Description
I've been thinking about re-writing JSVerbalExpressions to use function composition rather than the builder-like pattern it has now.
So now the README.md describes a simple example for using VerbalExpressions as such:
const tester = VerEx()
.startOfLine()
.then('http')
.maybe('s')
.then('://')
.maybe('www.')
.anythingBut(' ')
.endOfLine();
This can be described as a builder-like extension for the native RegExp
object; you can chain the expression and add more stuff to "build" a complete regular expression.
This is very clear approach for building simple, "one-dimensional" regular expressions. The problem with current implementation starts to surface when we start doing more complicated stuff like capture groups, lookaheads/behinds, using "or" pipe etc makes the expression quickly grow out of maintainability and readability.
For example, I think something like this is impossible to implement with VerbalExpressions at the moment:
/^((?:https?:\/\/)?|(?:ftp:\/\/)|(?:smtp:\/\/))([^ /]+)$/
To make it simpler, I'm proposing a 2.0 rewrite of VerbalExpressions that would take a functional approach, something like:
VerEx(
startOfLine,
"http",
maybe("s"),
"://",
maybe("www."),
anythingBut(" "),
endOfLine
)
Motivation for this approach would be:
- We can split regular expressions into multiple variables
- Naming "sub-expressions" allows better naming, different abstraction levels in regular expressions
- Each small part is testable with unit tests
- Makes grouping explicit (enforce closing an opened capture group)

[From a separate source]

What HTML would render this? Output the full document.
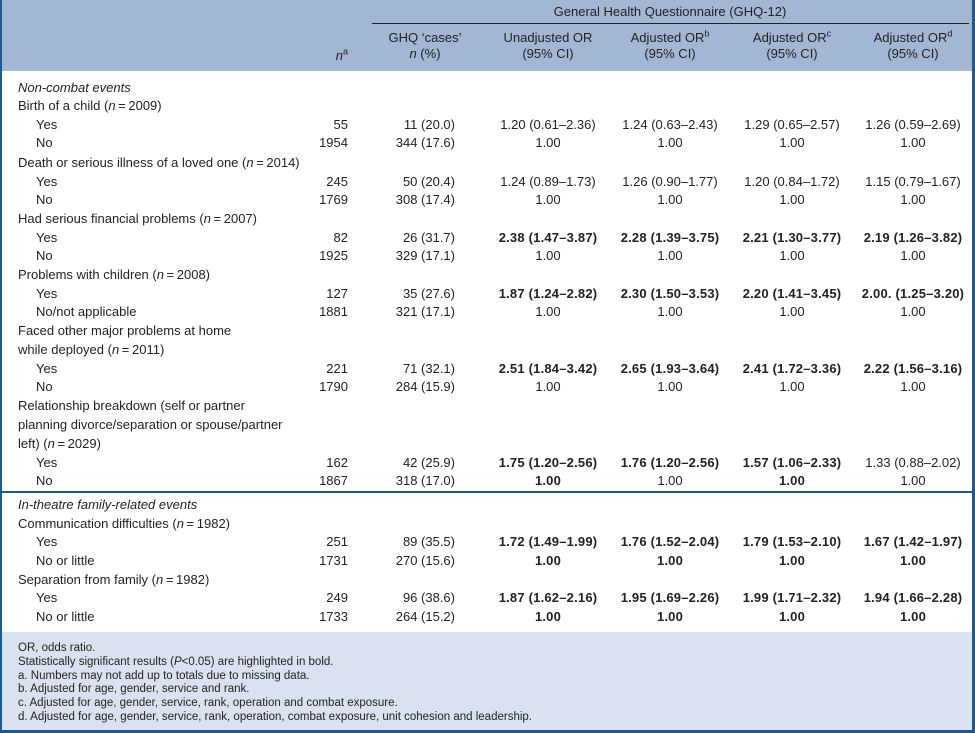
<!DOCTYPE html>
<html><head><meta charset="utf-8">
<style>
body{margin:0;width:975px;height:733px;position:relative;background:#fff;font-family:"Liberation Sans",sans-serif;font-size:13px;color:#222;overflow:hidden}
.t{position:absolute;white-space:nowrap;line-height:16px}
.c{transform:translateX(-50%)}
.r{transform:translateX(-100%)}
.b{font-weight:bold;letter-spacing:0.2px}
i{font-style:italic}
sup{font-size:9px;line-height:0}
</style></head><body>
<div style="position:absolute;left:0;top:0;width:975px;height:71px;background:#a3b6d4"></div>
<div style="position:absolute;left:0;top:632px;width:975px;height:101px;background:#dbe2ef"></div>
<div style="position:absolute;left:0;top:0;width:2px;height:733px;background:#1a5a96"></div>
<div style="position:absolute;left:972px;top:0;width:3px;height:733px;background:#1a5a96"></div>
<div style="position:absolute;left:0;top:730px;width:975px;height:3px;background:#1a5a96"></div>
<div style="position:absolute;left:0;top:491px;width:975px;height:2px;background:#1a5a96"></div>
<div style="position:absolute;left:372px;top:23px;width:597px;height:1px;background:#222"></div>
<div class="t c" style="left:670px;top:4px">General Health Questionnaire (GHQ-12)</div>
<div class="t r" style="left:348px;top:48px"><i>n</i><sup>a</sup></div>
<div class="t c" style="left:425px;top:30px;text-align:center">GHQ ‘cases’<br><i>n</i> (%)</div>
<div class="t c" style="left:548px;top:30px;text-align:center">Unadjusted OR<br>(95% CI)</div>
<div class="t c" style="left:670px;top:30px;text-align:center">Adjusted OR<sup>b</sup><br>(95% CI)</div>
<div class="t c" style="left:792px;top:30px;text-align:center">Adjusted OR<sup>c</sup><br>(95% CI)</div>
<div class="t c" style="left:913px;top:30px;text-align:center">Adjusted OR<sup>d</sup><br>(95% CI)</div>
<div id="body"></div>
<div class="t" style="left:18px;top:642px;font-size:11.5px;line-height:13.8px">OR, odds ratio.<br>Statistically significant results (<i>P</i>&lt;0.05) are highlighted in bold.<br>a. Numbers may not add up to totals due to missing data.<br>b. Adjusted for age, gender, service and rank.<br>c. Adjusted for age, gender, service, rank, operation and combat exposure.<br>d. Adjusted for age, gender, service, rank, operation, combat exposure, unit cohesion and leadership.</div>
<script>
// [y, label(html), indent, n, ghq, u, b, c, d, boldmask]
const rows=[
[88,'<i>Non-combat events</i>',0],
[106,'Birth of a child (<i>n</i>&#8201;=&#8201;2009)',0],
[125,'Yes',1,'55','11 (20.0)','1.20 (0.61–2.36)','1.24 (0.63–2.43)','1.29 (0.65–2.57)','1.26 (0.59–2.69)','0000'],
[143,'No',1,'1954','344 (17.6)','1.00','1.00','1.00','1.00','0000'],
[163,'Death or serious illness of a loved one (<i>n</i>&#8201;=&#8201;2014)',0],
[182,'Yes',1,'245','50 (20.4)','1.24 (0.89–1.73)','1.26 (0.90–1.77)','1.20 (0.84–1.72)','1.15 (0.79–1.67)','0000'],
[200,'No',1,'1769','308 (17.4)','1.00','1.00','1.00','1.00','0000'],
[219,'Had serious financial problems (<i>n</i>&#8201;=&#8201;2007)',0],
[238,'Yes',1,'82','26 (31.7)','2.38 (1.47–3.87)','2.28 (1.39–3.75)','2.21 (1.30–3.77)','2.19 (1.26–3.82)','1111'],
[256,'No',1,'1925','329 (17.1)','1.00','1.00','1.00','1.00','0000'],
[275,'Problems with children (<i>n</i>&#8201;=&#8201;2008)',0],
[294,'Yes',1,'127','35 (27.6)','1.87 (1.24–2.82)','2.30 (1.50–3.53)','2.20 (1.41–3.45)','2.00. (1.25–3.20)','1111'],
[312,'No/not applicable',1,'1881','321 (17.1)','1.00','1.00','1.00','1.00','0000'],
[331,'Faced other major problems at home',0],
[350,'while deployed (<i>n</i>&#8201;=&#8201;2011)',0],
[369,'Yes',1,'221','71 (32.1)','2.51 (1.84–3.42)','2.65 (1.93–3.64)','2.41 (1.72–3.36)','2.22 (1.56–3.16)','1111'],
[387,'No',1,'1790','284 (15.9)','1.00','1.00','1.00','1.00','0000'],
[406,'Relationship breakdown (self or partner',0],
[425,'planning divorce/separation or spouse/partner',0],
[444,'left) (<i>n</i>&#8201;=&#8201;2029)',0],
[463,'Yes',1,'162','42 (25.9)','1.75 (1.20–2.56)','1.76 (1.20–2.56)','1.57 (1.06–2.33)','1.33 (0.88–2.02)','1110'],
[481,'No',1,'1867','318 (17.0)','1.00','1.00','1.00','1.00','1010'],
[505,'<i>In-theatre family-related events</i>',0],
[524,'Communication difficulties (<i>n</i>&#8201;=&#8201;1982)',0],
[542,'Yes',1,'251','89 (35.5)','1.72 (1.49–1.99)','1.76 (1.52–2.04)','1.79 (1.53–2.10)','1.67 (1.42–1.97)','1111'],
[561,'No or little',1,'1731','270 (15.6)','1.00','1.00','1.00','1.00','1111'],
[580,'Separation from family (<i>n</i>&#8201;=&#8201;1982)',0],
[598,'Yes',1,'249','96 (38.6)','1.87 (1.62–2.16)','1.95 (1.69–2.26)','1.99 (1.71–2.32)','1.94 (1.66–2.28)','1111'],
[617,'No or little',1,'1733','264 (15.2)','1.00','1.00','1.00','1.00','1111']
];
const orX=[548,670,792,913];
const orNames=['unadjusted-or','adjusted-or-b','adjusted-or-c','adjusted-or-d'];
const body=document.getElementById('body');
function add(cls,html,x,y){const d=document.createElement('div');d.className='t '+cls;d.innerHTML=html;d.style.left=x+'px';d.style.top=(y-8)+'px';body.appendChild(d);return d;}
rows.forEach(r=>{
  const lab=add('',r[1],r[2]?36:18,r[0]);
  
  
  if(r.length>3){
    const n=add('r',r[3],348,r[0]);
    
    
    const g=add('r',r[4],455,r[0]);
    
    
    for(let k=0;k<4;k++){
      const o=add('c'+(r[9][k]==='1'?' b':''),r[5+k],orX[k],r[0]);
      
      
    }
  }
});
</script>
</body></html>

So the simplest example could be something like this:
const regex = VerEx(
startOfLine,
"http",
maybe("s"),
"://",
maybe("www."),
anythingBut(" "),
endOfLine
);
And the complex example could be written e.g. like this:
VerEx(
startOfLine,
group(
or(
concat("http", maybe("s"), "://", maybe("www.")),
"ftp://",
"smtp://"
)
),
group(anythingBut(" /"))
);
While this looks a bit more complex, we can more easily split it up and name things:
const protocol = or(concat("http", maybe("s"), "://"), "ftp://", "smtp://");
const removeWww = maybe("www.");
const domain = anythingBut(" /");
const regex = VerEx(startOfLine, group(protocol), removeWww, group(domain));
This way we could test all of those "sub-expressions" (variables) in isolation.